Les Airbnb toujours problématiques

Par ailleurs, un autre règlement de MHM concernant le logement crée des remous dernièrement dans l’arrondissement, soit celui interdisant la mise en location de résidences commerciales de type Airbnb.

Plusieurs citoyens et le comité logement local dénoncent depuis quelques semaines qu’un immeuble à logements récemment construit est entièrement dédié aux locations Airbnb. En effet, certains des 26 appartements de l’édifice situé au coin des rues Ontario et de Chambly sont affichés pour de la location à court terme sur la populaire plateforme, alors que MHM prohibe complètement ce type d’activités sur son territoire.

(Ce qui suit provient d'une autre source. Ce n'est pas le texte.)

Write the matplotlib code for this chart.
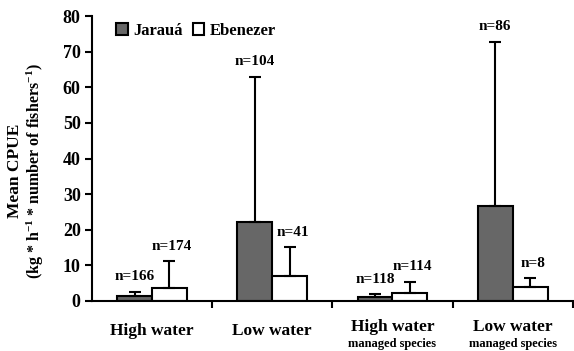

L’édifice situé au coin des rues Ontario et de Chambly (Emmanuel Delacour/EMM)

Le maire affirme que l’arrondissement a des pouvoirs limités pour sévir contre les propriétaires qui déclarent faussement que les propriétés mises en location sur ces plateformes sont leur résidence principale. « Si quelqu’un qui vit dans les Laurentides nous ment et dit qu’il reste là, on n’a pas accès aux documents pour prouver que c’est faux. C’est Revenu Québec qui a ces pouvoirs-là et cela fait longtemps que nous sommes plusieurs élus des municipalités au Québec à demander au gouvernement de mettre en place plus d’inspecteurs pour enquêter sur ce genre de cas », insiste M. Lessard-Blais. Ce dernier indique que l’arrondissement a informé Revenu Québec du cas de l’édifice en question le 7 décembre dernier.

D’ailleurs, Les Propriétés Strawberry, le propriétaire de l’immeuble, poursuit MHM pour faire annuler son règlement interdisant les Airbnb commerciaux. « Le dossier étant devant la Cour, je ne peux pas le commenter, mais je peux vous dire que le règlement qui interdit les Airbnb de façon commerciale dans l’arrondissement, nous, on y croit beaucoup », termine le maire.